Я задумался. В ее словах был смысл, я это понимал, но мне эта идея не нравилась.
— Не знаю, — наконец вымолвил я. — Не могу представить, как же я без него. Он всегда был со мной. Как я уже сказал, я — его единственная семья.
— Ты хочешь сказать, что он — единственная семья, которой ты обзавелся? — тихо спросила она, и я посмотрел на нее в темноте. Нет, подумал я. Есть еще ты.
— Я поговорю с ним, как только смогу, — ответил я. — А затем мы обсудим наши планы. Однако завтра мне нужно кое–что сделать. — Доминик вопросительно посмотрела на меня, и я пожал плечами: — Я собираюсь в тюрьму, навестить Джека. Я должен придумать, как решить эту проблему, иначе никуда не поеду. Я не хочу быть в ответе за потерянные пять лет его жизни.
Она вздохнула и покачала головой.
— Иногда ты меня удивляешь, — после затянувшегося молчания произнесла она. — Ты не можешь понять, что решение всех твоих проблем — прямо у тебя перед носом.
Я пожал плечами:
— Какой?
— Все, что мы обсуждаем. Уехать из Клеткли. Добраться до Лондона. Начать все заново. Ты и я. И Тома. Решение здесь, только ты не хочешь открыть глаза и увидеть его. — Я уставился на нее, ожидая этого магического ответа, недоумевая, что же она имеет в виду, хотя где–то в глубине души я начал подозревать, что понял ее. — Джек, — в конце концов сказала она, и кончик ее пальца прошелся по мне от горла до груди. Прикосновение ее руки к моей холодной коже отвлекло меня, я опустил голову, удивленный: так много времени минуло с той поры, когда ко мне кто–то прикасался, тем более — она. — Джек собирался уезжать? — спросила Доминик.
— Да, — ответил я; слова застряли у меня в горле. Он придвинулась ближе и прошептала на ухо:
— И на что он собирался там жить, Матье? — я ничего не сказал, она убрала руку и отступила назад. Я молча стоял, точно прирос к земле, не в состоянии шевельнуть даже мускулом, пока она не ушла.
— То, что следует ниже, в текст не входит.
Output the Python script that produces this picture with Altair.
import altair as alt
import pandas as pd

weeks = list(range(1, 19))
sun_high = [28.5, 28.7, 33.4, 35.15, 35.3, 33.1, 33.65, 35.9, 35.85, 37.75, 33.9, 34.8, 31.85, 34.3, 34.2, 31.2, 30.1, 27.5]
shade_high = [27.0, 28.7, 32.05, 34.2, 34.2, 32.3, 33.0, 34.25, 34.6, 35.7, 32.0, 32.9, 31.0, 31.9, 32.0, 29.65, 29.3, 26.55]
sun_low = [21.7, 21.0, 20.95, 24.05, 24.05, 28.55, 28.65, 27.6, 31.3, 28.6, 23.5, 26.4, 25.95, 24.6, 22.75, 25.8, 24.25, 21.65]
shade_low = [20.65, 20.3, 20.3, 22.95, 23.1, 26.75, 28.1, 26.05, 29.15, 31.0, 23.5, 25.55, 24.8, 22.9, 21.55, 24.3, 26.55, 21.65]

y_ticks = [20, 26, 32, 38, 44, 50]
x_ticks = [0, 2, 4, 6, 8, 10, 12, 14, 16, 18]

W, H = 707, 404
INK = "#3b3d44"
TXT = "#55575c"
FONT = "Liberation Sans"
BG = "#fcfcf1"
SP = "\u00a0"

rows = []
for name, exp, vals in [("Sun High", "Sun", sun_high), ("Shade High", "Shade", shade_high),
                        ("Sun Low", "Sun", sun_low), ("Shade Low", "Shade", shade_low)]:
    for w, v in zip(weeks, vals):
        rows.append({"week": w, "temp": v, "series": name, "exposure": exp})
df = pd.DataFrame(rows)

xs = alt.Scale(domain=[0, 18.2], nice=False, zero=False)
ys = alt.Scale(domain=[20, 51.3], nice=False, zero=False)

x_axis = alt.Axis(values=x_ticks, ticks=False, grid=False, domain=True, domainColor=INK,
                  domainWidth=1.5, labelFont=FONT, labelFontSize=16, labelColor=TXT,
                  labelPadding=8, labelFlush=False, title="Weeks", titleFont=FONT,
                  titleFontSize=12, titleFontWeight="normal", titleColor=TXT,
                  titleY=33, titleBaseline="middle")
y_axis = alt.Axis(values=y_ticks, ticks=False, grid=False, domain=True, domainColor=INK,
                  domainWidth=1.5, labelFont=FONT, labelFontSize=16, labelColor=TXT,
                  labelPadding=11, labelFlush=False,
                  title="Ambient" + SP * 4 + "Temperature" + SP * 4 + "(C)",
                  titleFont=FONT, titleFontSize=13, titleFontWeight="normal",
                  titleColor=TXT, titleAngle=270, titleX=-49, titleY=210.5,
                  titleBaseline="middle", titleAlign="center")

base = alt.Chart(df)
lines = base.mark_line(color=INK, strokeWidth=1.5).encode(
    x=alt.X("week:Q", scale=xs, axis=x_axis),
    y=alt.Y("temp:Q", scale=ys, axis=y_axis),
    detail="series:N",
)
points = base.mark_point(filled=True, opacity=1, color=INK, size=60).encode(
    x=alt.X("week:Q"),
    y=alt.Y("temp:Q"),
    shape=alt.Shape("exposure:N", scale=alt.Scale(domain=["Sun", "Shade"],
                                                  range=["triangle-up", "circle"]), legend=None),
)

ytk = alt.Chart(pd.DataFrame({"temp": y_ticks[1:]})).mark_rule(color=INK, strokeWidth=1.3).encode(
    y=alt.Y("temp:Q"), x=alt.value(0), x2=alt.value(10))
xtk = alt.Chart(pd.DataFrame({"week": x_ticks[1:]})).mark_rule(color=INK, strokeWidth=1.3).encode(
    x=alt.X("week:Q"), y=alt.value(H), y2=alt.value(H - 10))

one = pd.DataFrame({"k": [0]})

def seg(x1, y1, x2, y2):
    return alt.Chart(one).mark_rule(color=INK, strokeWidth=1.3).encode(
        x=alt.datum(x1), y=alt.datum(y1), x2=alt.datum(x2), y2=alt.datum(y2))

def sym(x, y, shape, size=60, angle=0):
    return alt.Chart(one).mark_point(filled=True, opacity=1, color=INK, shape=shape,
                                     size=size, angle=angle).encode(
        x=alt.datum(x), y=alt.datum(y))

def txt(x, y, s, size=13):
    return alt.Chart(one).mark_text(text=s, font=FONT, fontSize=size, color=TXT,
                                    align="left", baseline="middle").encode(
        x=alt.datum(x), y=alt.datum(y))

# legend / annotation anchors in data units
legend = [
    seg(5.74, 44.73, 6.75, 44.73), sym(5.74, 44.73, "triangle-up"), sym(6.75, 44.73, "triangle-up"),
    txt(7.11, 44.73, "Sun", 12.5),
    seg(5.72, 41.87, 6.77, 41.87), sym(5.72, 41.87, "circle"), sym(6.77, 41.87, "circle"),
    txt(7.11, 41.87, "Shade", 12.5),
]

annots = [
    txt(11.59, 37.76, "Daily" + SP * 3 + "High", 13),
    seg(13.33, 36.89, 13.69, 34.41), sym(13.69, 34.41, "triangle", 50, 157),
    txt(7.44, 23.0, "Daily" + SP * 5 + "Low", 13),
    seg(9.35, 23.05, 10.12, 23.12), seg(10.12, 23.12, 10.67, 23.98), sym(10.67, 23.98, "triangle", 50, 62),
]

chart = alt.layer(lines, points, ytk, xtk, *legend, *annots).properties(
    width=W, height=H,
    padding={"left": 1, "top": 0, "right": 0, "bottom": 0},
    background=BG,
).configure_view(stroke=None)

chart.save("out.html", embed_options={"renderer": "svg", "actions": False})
Она исчезла во мраке ночи, а ее последние слова звенели у меня в ушах; я противился изо всех сил, но они соблазняли меня: — Пять лет в тюрьме — долгий срок.
Моя первая встреча с миром телевидения состоялась не в 1990–х, когда открылась наша спутниковая телевещательная станция, а в конце 1940–х: я тогда жил в Голливуде, неподалеку от того дома, где в начале века впервые встретил Констанс. После биржевого краха в 1929 году я уехал на Гавайи и с комфортом прожил там вплоть до окончания войны, но мне начала приедаться праздная жизнь, и я ощутил потребность в переменах. Тогда я вернулся в Калифорнию вместе со своей молодой женой Стиной, с которой познакомился на островах, и поселился в симпатичном бунгало с окнами на юг, неподалеку от Холмов.
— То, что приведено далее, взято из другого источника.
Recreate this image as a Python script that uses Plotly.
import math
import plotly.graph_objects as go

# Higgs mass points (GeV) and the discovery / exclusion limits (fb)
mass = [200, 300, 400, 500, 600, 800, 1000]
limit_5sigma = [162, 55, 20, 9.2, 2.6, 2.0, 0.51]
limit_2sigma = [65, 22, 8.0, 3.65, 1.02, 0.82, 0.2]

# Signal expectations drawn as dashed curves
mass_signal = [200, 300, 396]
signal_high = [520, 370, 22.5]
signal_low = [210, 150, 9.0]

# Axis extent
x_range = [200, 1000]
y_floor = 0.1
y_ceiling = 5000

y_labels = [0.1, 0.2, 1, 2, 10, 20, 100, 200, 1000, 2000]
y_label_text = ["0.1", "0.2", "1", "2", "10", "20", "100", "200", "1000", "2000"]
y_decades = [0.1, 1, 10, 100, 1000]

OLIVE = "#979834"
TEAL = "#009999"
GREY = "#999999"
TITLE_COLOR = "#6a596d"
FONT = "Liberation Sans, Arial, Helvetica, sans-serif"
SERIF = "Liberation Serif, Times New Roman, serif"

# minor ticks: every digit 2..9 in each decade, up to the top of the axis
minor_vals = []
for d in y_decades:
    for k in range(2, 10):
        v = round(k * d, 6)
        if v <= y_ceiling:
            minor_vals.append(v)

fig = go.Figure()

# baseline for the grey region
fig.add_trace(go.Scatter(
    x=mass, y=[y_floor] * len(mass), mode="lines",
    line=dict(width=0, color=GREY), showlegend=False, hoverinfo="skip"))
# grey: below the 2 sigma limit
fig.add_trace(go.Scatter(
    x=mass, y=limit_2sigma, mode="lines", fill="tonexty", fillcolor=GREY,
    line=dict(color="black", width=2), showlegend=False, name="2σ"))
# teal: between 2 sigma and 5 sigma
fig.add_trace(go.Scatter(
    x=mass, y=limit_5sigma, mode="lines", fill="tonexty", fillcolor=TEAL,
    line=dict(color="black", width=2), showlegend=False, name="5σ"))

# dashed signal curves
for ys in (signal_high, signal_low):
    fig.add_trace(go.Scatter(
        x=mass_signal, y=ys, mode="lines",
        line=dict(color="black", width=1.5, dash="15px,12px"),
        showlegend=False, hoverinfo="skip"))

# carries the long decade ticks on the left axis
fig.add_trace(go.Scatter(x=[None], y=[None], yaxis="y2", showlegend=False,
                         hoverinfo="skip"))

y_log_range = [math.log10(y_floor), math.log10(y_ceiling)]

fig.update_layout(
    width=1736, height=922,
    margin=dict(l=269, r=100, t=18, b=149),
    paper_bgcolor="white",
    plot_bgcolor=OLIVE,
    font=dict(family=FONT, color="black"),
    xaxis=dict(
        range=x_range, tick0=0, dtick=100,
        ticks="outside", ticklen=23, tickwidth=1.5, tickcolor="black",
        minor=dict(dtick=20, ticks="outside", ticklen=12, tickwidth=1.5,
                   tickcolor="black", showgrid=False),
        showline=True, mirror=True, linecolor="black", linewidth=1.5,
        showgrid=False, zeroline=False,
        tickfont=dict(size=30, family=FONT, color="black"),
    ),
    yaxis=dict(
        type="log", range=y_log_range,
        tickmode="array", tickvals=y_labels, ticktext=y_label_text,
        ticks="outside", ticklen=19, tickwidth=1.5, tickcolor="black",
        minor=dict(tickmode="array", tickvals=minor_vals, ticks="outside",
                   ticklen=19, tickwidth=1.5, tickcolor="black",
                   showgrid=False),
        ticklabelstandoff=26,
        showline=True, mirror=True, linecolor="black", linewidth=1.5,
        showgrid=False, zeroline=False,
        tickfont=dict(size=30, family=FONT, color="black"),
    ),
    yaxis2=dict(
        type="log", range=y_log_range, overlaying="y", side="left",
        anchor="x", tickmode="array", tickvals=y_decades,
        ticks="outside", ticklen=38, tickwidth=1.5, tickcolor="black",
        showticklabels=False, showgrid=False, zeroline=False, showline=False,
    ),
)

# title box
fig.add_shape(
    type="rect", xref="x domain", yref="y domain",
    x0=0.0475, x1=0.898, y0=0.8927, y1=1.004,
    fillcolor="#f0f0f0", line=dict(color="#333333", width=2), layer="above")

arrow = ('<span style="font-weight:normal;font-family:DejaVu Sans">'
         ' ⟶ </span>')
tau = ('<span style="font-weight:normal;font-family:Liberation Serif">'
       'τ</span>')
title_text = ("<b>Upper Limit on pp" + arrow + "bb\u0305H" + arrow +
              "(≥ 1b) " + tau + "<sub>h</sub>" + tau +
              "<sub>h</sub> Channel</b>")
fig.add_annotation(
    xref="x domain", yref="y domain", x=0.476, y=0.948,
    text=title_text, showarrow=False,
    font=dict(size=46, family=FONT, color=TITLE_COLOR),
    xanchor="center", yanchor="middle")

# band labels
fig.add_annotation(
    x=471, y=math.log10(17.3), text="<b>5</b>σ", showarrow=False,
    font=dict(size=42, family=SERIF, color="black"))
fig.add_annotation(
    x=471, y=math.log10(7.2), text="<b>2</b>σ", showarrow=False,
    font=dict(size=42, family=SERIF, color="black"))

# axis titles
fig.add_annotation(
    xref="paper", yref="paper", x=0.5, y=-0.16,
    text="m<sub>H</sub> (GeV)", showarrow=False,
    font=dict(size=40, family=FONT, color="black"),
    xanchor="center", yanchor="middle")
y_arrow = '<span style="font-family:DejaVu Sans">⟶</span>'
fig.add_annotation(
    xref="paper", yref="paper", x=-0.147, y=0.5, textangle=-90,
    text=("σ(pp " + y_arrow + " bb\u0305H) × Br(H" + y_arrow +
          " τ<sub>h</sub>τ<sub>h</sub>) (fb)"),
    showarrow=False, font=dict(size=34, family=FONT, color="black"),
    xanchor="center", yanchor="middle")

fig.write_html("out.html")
Я решил покинуть Гавайи не только ради себя; трое братьев Стины погибли в последние месяцы войны, и эта утрата опустошила ее. В то время мы жили в той же деревне, где они выросли, и у нее начались галлюцинации — братья мерещились ей повсюду, на улице, в барах, она была уверена, что их призраки вернулись сказать «алоха». Я проконсультировался с врачом, и тот предположил, что пользу могла бы принести перемена места, поэтому я решил увезти ее в такое, что было бы совершенно не похоже на привычный ей тихий сонный мирок: познакомить ее с городом, чей блеск и претенциозность не имели себе равных.